(Request) Without the pictures, return exactly the lines from the one with "Write a LaTeX" through the one with "(translines) at (61,305)". Both end lines belong in the copy.

[Data listing]
## begin
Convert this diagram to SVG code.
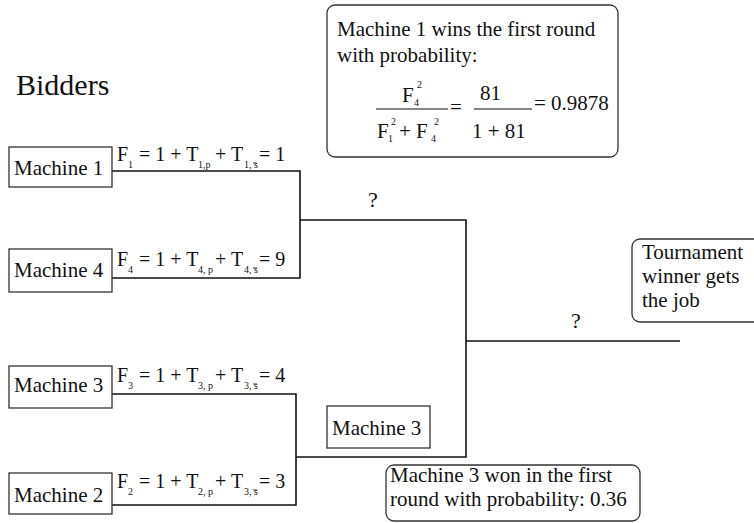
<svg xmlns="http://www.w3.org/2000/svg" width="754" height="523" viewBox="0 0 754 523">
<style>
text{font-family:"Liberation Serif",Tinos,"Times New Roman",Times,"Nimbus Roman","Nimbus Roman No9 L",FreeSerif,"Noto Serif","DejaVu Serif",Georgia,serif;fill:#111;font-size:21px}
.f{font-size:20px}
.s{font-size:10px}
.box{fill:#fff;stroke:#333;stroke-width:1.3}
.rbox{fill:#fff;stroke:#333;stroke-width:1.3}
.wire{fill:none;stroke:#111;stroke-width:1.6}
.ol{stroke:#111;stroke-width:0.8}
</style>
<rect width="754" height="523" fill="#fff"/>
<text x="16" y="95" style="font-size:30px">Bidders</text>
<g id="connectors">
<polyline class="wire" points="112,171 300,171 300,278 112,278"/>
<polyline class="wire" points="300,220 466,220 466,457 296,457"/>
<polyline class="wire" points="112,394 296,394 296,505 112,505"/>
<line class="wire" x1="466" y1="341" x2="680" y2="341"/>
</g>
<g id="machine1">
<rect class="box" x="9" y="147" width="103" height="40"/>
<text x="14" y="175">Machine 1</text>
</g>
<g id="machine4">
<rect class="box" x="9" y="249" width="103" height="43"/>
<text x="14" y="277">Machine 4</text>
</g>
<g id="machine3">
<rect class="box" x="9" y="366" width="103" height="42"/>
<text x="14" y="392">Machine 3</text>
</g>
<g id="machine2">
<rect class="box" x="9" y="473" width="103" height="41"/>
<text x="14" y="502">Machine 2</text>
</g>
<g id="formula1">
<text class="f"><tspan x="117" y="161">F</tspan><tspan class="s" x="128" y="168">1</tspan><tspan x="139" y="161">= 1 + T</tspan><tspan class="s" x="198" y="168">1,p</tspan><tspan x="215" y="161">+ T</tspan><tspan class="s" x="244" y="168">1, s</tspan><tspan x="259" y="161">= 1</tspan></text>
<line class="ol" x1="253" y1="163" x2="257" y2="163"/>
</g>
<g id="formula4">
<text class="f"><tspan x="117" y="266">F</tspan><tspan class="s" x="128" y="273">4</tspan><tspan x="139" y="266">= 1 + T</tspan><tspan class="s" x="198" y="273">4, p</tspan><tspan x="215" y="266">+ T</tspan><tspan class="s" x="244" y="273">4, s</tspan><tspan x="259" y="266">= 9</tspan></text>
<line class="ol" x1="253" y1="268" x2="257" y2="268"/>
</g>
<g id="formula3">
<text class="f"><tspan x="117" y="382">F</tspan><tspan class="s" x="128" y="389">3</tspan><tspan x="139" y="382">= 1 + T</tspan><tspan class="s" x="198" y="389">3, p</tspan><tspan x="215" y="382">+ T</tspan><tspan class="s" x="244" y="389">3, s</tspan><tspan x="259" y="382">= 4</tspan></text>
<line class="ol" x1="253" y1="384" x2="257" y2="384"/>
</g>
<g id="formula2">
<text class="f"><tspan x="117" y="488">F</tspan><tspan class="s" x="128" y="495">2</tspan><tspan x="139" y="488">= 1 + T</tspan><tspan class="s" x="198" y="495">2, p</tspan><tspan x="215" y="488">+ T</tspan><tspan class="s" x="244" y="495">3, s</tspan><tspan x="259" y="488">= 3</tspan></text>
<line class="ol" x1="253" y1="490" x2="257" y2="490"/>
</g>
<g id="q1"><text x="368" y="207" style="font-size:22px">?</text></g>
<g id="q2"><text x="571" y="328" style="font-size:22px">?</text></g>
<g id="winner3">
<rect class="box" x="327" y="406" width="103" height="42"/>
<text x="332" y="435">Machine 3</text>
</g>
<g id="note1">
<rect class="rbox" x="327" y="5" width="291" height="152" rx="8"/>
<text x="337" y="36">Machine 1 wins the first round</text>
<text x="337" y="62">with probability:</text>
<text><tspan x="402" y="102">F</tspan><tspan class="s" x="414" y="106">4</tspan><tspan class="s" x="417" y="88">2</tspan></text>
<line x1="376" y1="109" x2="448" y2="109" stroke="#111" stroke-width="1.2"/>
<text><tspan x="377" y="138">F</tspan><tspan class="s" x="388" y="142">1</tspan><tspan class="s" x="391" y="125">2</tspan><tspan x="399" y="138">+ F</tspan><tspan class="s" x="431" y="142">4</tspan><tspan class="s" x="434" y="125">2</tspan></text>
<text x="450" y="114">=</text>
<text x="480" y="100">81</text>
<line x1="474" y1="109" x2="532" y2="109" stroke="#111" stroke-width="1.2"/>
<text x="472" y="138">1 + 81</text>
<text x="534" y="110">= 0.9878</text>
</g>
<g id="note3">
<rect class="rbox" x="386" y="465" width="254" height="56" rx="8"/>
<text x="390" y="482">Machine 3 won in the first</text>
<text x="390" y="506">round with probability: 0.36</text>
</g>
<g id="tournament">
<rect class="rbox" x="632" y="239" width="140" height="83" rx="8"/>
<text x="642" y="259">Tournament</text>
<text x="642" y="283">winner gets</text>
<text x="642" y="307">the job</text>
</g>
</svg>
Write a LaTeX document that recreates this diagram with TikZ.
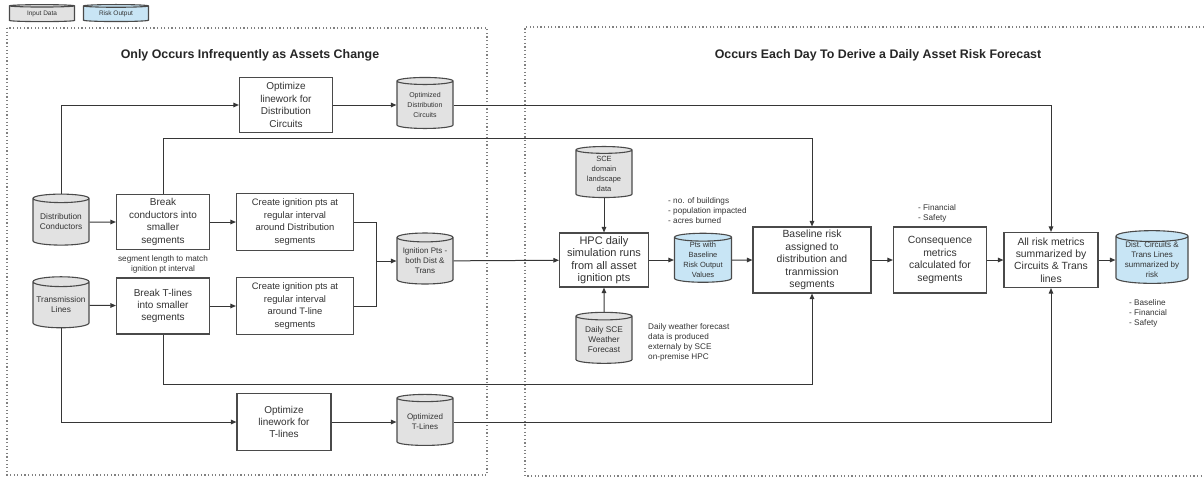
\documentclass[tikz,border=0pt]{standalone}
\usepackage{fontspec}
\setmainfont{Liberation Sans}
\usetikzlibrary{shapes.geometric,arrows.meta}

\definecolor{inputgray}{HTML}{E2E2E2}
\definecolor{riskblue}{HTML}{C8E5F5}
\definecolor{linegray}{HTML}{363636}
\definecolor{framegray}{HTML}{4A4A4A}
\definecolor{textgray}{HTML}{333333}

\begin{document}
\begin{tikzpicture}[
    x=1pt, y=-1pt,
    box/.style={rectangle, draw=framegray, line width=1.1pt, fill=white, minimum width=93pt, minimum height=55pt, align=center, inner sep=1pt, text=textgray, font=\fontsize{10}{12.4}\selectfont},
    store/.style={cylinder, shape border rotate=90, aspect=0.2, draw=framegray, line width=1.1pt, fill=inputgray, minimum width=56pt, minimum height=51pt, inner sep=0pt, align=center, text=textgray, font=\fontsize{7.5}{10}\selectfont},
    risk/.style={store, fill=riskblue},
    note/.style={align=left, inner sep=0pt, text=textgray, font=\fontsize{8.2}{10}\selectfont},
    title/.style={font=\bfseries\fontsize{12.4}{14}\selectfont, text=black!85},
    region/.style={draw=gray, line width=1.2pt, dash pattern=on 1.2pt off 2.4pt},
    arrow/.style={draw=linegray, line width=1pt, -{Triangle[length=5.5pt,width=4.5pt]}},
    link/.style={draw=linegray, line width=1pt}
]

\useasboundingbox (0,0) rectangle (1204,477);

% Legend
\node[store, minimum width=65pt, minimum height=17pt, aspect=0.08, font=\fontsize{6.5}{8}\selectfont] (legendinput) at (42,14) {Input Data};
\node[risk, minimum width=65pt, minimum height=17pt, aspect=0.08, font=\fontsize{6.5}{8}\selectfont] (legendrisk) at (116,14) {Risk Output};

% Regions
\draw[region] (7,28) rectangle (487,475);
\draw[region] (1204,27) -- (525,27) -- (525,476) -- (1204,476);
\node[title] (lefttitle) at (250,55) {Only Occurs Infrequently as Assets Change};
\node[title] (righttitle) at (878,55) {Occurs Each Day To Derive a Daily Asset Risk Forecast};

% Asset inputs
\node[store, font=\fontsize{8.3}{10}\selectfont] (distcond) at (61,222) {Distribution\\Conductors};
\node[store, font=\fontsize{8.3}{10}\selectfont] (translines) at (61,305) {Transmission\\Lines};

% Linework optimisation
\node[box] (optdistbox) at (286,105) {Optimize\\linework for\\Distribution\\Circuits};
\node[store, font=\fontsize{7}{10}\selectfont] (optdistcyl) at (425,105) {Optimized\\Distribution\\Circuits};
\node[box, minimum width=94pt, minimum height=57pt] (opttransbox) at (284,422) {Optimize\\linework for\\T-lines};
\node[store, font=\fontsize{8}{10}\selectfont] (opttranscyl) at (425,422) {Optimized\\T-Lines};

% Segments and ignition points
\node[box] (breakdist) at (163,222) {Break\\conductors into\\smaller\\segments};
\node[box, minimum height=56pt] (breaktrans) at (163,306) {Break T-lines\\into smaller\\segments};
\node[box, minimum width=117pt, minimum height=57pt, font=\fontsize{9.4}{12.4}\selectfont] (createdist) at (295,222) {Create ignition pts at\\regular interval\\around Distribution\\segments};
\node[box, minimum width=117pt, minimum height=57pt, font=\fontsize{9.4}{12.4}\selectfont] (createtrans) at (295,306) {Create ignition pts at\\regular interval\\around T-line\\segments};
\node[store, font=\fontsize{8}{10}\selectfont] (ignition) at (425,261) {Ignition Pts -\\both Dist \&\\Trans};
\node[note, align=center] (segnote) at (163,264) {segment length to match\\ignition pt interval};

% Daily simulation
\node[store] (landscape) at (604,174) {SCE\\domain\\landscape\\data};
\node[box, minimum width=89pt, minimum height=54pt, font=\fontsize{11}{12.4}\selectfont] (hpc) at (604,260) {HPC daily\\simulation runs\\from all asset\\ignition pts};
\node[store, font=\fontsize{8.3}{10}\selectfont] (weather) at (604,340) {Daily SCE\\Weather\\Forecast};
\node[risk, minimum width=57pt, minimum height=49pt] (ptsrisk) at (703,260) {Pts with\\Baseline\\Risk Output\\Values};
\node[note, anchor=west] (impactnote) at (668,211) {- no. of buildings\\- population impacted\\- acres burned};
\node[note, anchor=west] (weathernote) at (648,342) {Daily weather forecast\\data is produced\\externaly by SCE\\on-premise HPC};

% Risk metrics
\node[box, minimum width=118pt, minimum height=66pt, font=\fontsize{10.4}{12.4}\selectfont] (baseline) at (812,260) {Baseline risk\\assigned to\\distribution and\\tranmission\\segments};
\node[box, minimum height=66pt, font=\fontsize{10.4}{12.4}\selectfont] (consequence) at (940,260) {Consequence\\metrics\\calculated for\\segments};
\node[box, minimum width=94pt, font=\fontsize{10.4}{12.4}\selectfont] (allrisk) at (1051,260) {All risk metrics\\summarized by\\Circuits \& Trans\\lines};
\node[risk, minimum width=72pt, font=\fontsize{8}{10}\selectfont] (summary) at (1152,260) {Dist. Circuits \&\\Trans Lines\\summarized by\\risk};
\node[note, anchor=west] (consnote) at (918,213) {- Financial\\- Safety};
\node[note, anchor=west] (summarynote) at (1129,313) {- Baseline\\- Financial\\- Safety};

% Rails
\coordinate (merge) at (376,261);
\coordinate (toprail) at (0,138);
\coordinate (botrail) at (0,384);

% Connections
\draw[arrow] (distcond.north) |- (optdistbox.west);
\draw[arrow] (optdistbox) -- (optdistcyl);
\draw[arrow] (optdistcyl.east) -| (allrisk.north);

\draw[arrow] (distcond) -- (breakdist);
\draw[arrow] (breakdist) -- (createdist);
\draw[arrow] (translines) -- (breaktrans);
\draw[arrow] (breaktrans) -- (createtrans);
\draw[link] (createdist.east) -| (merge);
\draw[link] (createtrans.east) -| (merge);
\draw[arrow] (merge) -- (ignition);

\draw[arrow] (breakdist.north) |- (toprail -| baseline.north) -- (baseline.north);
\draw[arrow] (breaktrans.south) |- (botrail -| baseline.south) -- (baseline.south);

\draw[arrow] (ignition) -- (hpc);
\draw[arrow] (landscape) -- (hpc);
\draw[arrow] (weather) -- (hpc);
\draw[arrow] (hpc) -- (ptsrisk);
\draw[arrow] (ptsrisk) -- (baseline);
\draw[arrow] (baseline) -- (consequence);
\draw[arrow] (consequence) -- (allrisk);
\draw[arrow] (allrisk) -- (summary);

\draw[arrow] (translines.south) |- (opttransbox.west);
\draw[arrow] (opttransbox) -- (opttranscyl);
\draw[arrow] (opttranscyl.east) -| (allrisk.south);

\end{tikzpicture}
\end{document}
## end
(Finished answer)
Write a LaTeX document that recreates this diagram with TikZ.
\documentclass[tikz,border=0pt]{standalone}
\usepackage{fontspec}
\setmainfont{Liberation Sans}
\usetikzlibrary{shapes.geometric,arrows.meta}

\definecolor{inputgray}{HTML}{E2E2E2}
\definecolor{riskblue}{HTML}{C8E5F5}
\definecolor{linegray}{HTML}{363636}
\definecolor{framegray}{HTML}{4A4A4A}
\definecolor{textgray}{HTML}{333333}

\begin{document}
\begin{tikzpicture}[
    x=1pt, y=-1pt,
    box/.style={rectangle, draw=framegray, line width=1.1pt, fill=white, minimum width=93pt, minimum height=55pt, align=center, inner sep=1pt, text=textgray, font=\fontsize{10}{12.4}\selectfont},
    store/.style={cylinder, shape border rotate=90, aspect=0.2, draw=framegray, line width=1.1pt, fill=inputgray, minimum width=56pt, minimum height=51pt, inner sep=0pt, align=center, text=textgray, font=\fontsize{7.5}{10}\selectfont},
    risk/.style={store, fill=riskblue},
    note/.style={align=left, inner sep=0pt, text=textgray, font=\fontsize{8.2}{10}\selectfont},
    title/.style={font=\bfseries\fontsize{12.4}{14}\selectfont, text=black!85},
    region/.style={draw=gray, line width=1.2pt, dash pattern=on 1.2pt off 2.4pt},
    arrow/.style={draw=linegray, line width=1pt, -{Triangle[length=5.5pt,width=4.5pt]}},
    link/.style={draw=linegray, line width=1pt}
]

\useasboundingbox (0,0) rectangle (1204,477);

% Legend
\node[store, minimum width=65pt, minimum height=17pt, aspect=0.08, font=\fontsize{6.5}{8}\selectfont] (legendinput) at (42,14) {Input Data};
\node[risk, minimum width=65pt, minimum height=17pt, aspect=0.08, font=\fontsize{6.5}{8}\selectfont] (legendrisk) at (116,14) {Risk Output};

% Regions
\draw[region] (7,28) rectangle (487,475);
\draw[region] (1204,27) -- (525,27) -- (525,476) -- (1204,476);
\node[title] (lefttitle) at (250,55) {Only Occurs Infrequently as Assets Change};
\node[title] (righttitle) at (878,55) {Occurs Each Day To Derive a Daily Asset Risk Forecast};

% Asset inputs
\node[store, font=\fontsize{8.3}{10}\selectfont] (distcond) at (61,222) {Distribution\\Conductors};
\node[store, font=\fontsize{8.3}{10}\selectfont] (translines) at (61,305) {Transmission\\Lines};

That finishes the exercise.